Two bites and you're out

Readers with good memories may recall the decision of Mr Justice Warren (Patents Court, England and Wales) in Actavis v Novartis [2009] EWHC 41 (Ch) (noted briefly by the IPKat here) concerning the validity of Novartis's European patent EP0948320 which claimed a sustained release formulation for fluvastatin, a drug intended to prevent heart attacks caused by high cholesterol. Fluvastatin, as the name suggests, was a statin, used to lower levels of LDL cholesterol in the body by affecting its synthesis in the liver.

Presented with a large volume of evidence, Warren J considered that the matter was "finely balanced" but held the patent invalid for lack of inventive step in that fluvastatin was itself known for a long time before the patent was applied for and the sustained release formulations claimed in the patent were well known at the time. Since the skilled person, in the form of a research team, would know of these facts, it would be an obvious step to combine them. The patent was consequently found to be invalid for being obvious.

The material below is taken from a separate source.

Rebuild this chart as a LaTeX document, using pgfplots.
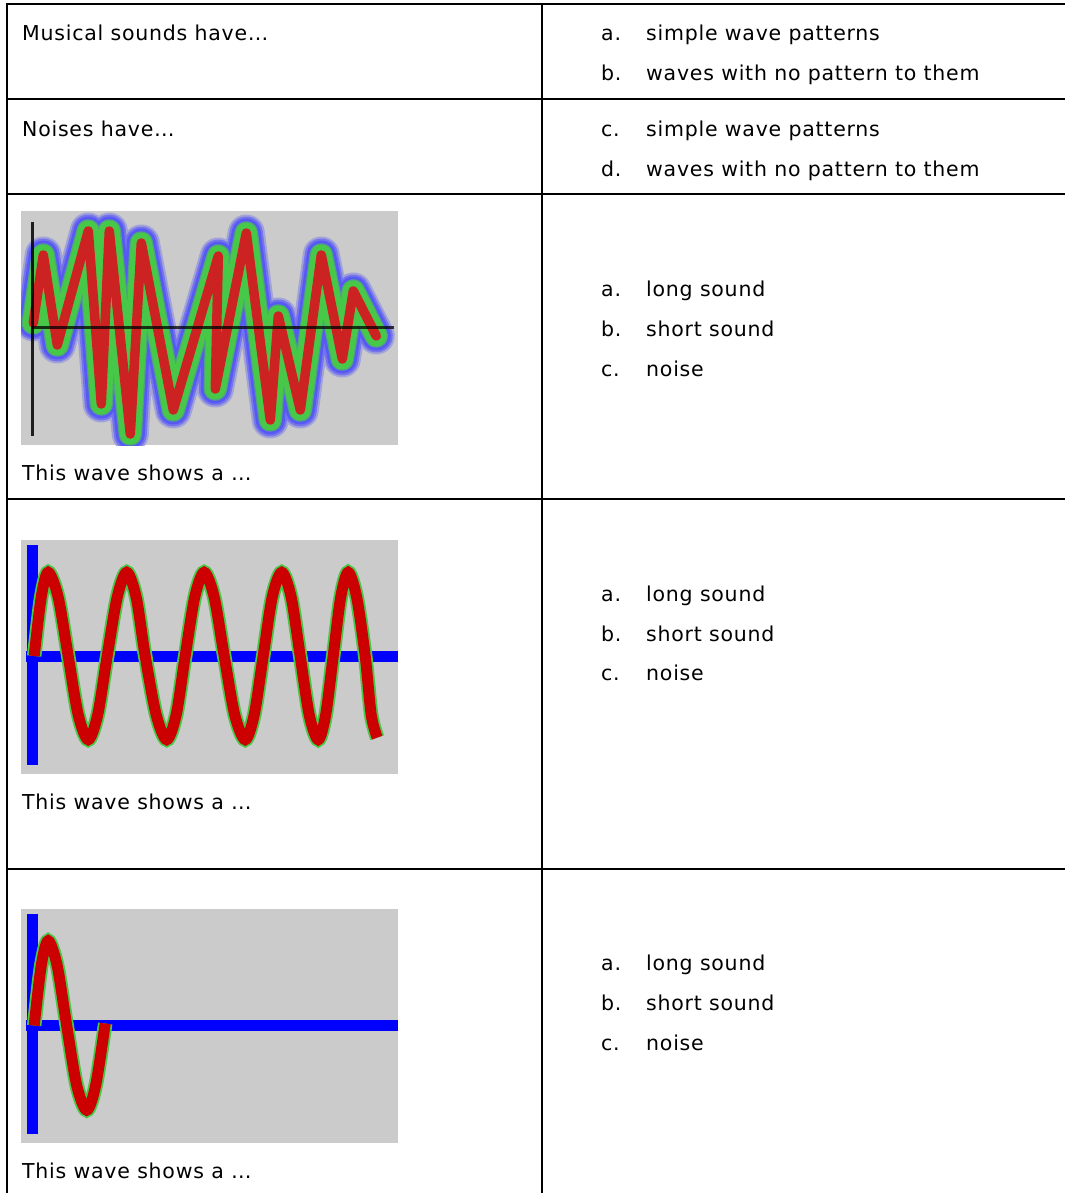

The Court of Appeal (Lords Justices Jacob, Lloyd and Stanley Burnton) today held, in [2010] EWCA Civ 82, that Novartis's appeal should be dismissed. Their Lordships agreed with the trial judge that the invention as claimed was obvious. Jacob LJ however took the opportunity to disagree with him about the "finely balanced" bit:
"The upshot is that I would uphold the decision of the Judge. Unlike him, however, I do not think the case was finely balanced. Once the basis of the patent was proved illusory there was nothing left to save it."
The same judge reminded us that the proper route to the determination of inventive step is via Pozzoli:
"I have to say I do not think that the two-bite approach [Merpel says, which are the two bites?] is actually a convenient way to deal with obviousness. It is, after all, a multi-factorial assessment. The thing to do is to identify all the relevant factors, orientate oneself à la Pozzoli and then decide whether the invention is obvious".
Says the IPKat, Pozzoli is a great case for big Kats, being possibly the first occasion on which Lions in the Path were linked with Paper Tigers in the same piece of judicial analysis.